知る権利を脅かしかねない特定秘密保護法案への懸念は、インターネット上でも広がる。滋賀県在住の男性が運営するサイト「虚構新聞」では法案に関する記事を黒く塗りつぶし、国の情報が隠される社会の息苦しさを表している。閲覧数は2カ月間で13万回を超えたという。

 「辛辣(しんらつ)な風刺」「目にした瞬間ビクッとして、意味を知ってゾクッとした。これが真実になりませんように」――。「特定秘密の保護に関する法律案」という画像の文字以外は全て「■■■■■■」に塗りつぶした記事を見た人からは、こんな感想が寄せられる。

 サイトを運営するのは30代の塾講師、UK氏。学生時代、エープリルフールに友人を驚かす目的で自作のサイトにうそのニュースを書いた。それが虚構新聞に発展し、約9年前から週2~3本のペースで虚偽のニュースを掲載。「円周率、ついに割り切れる」といった記事で話題を呼んだこともある。

 約2カ月前、特定秘密保護法案に絡んで全国紙が国に情報公開を求めた結果を報じた記事を読んだ。公開された資料はほとんど黒塗り。「何が秘密かも分からない。誰が納得すると思うのか」と思ったという。

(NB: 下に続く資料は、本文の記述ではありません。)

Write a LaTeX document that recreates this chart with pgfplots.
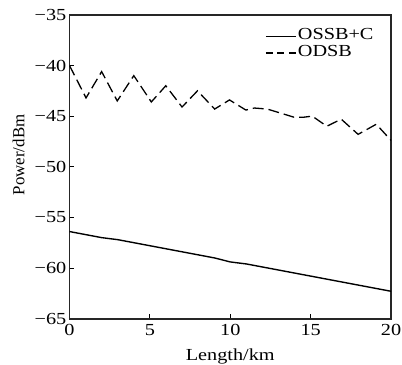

 紙の新聞に掲載されている首相動静をめぐり、国会で与党議員が「知る権利を超えている」と発言した。首相の予定さえも秘密にされかねない法律ができようとしている――。「国防に必要とする法案の目的自体は否定しない。でも、秘密の範囲が明確じゃなく、将来どう運用されるかも分からない。もっと時間をかけて議論してほしい」。UK氏は訴えている。

 虚構新聞は検索サイトで新聞名を打ち込めば読むことができる。